--- Start Task material ---

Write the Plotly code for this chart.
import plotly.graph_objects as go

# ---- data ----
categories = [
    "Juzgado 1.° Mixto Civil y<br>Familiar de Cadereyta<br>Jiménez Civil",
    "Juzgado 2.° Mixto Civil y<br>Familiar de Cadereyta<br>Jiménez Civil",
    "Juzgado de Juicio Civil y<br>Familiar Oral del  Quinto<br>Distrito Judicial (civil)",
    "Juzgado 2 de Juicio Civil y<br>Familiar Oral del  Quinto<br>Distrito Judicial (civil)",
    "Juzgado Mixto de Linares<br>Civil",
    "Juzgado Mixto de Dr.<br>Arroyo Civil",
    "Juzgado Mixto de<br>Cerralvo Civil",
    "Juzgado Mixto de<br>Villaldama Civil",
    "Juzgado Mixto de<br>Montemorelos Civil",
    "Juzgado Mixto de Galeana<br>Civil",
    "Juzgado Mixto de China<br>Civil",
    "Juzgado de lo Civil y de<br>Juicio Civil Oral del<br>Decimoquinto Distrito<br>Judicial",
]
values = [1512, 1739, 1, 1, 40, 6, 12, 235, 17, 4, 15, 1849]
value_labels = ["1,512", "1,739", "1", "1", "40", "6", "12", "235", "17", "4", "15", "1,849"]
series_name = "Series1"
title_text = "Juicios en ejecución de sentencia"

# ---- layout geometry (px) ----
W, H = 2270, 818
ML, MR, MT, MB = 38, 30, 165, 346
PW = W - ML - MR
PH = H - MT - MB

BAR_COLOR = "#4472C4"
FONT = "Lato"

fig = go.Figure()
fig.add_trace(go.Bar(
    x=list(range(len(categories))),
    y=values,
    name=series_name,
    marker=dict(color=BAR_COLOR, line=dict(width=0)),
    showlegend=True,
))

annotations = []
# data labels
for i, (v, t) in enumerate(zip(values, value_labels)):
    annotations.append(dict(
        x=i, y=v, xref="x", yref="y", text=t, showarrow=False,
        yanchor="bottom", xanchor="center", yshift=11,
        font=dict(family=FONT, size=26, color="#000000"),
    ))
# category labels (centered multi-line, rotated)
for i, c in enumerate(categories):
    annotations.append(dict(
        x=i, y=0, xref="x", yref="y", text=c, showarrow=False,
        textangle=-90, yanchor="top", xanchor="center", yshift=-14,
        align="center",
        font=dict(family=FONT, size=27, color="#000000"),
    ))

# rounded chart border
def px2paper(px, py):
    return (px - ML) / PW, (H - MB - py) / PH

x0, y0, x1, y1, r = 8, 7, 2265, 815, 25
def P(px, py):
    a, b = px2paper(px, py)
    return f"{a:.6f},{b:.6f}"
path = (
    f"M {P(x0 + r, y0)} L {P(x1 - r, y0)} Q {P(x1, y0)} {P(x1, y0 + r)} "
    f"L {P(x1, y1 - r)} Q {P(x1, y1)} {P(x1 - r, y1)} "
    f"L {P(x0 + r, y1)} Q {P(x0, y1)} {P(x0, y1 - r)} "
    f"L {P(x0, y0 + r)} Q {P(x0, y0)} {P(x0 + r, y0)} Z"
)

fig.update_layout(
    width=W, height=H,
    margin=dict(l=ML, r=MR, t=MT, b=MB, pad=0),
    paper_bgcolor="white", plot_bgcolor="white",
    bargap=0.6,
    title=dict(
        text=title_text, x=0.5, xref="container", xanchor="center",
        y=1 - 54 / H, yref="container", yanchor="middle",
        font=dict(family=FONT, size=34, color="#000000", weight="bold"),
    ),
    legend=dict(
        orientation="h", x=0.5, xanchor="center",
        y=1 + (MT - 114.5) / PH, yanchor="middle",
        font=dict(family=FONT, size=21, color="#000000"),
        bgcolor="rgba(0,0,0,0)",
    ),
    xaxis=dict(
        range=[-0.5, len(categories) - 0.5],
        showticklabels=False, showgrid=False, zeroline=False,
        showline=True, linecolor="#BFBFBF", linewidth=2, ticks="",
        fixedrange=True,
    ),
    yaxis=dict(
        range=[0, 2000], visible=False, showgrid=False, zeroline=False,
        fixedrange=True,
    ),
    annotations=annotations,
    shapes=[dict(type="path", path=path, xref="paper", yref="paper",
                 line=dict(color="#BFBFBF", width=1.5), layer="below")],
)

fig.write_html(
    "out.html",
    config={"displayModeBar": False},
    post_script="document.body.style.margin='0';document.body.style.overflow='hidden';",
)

--- End Task material ---
--- Start Task material ---

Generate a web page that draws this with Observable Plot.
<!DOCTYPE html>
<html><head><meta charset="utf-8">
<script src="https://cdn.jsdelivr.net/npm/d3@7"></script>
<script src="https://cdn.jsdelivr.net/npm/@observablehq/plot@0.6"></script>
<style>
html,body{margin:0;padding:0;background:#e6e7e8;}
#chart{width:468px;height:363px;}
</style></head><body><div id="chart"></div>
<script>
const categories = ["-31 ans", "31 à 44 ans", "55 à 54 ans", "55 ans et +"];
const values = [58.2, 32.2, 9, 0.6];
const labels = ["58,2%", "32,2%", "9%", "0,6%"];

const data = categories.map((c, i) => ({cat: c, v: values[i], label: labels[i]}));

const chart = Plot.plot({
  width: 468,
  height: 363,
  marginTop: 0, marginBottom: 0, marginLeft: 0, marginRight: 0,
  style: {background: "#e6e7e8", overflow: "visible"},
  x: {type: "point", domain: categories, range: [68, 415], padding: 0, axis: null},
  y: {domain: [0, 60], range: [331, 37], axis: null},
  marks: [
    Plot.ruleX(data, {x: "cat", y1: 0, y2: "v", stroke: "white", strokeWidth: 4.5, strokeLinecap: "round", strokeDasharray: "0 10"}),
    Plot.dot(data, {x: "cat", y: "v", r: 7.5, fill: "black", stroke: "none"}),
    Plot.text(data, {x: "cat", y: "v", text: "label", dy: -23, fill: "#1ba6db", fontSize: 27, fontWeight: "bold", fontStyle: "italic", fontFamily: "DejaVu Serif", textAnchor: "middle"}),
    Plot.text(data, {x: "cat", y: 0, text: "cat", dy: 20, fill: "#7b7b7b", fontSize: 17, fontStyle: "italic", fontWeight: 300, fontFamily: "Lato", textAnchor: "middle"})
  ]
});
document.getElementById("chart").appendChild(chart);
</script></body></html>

--- End Task material ---
--- Start Task material ---

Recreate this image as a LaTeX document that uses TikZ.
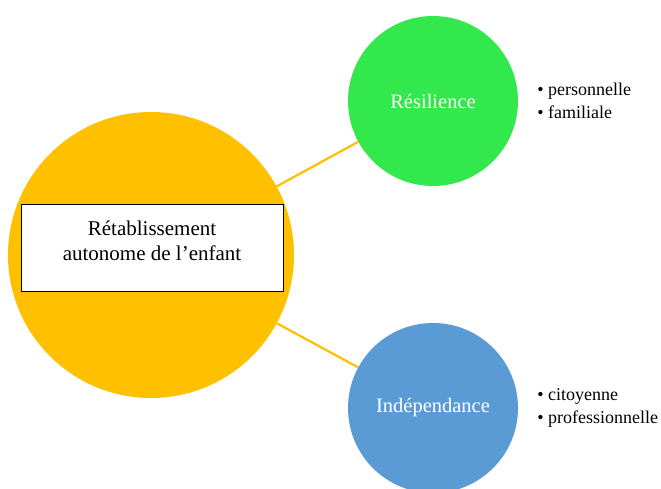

--- End Task material ---

**What is asked**
Above are the entries. Quote exactly the lines from the one bearing "Write the Plotly code for this chart." through the one bearing "import plotly.graph_objects as go".

**Solved problem**
Write the Plotly code for this chart.
import plotly.graph_objects as go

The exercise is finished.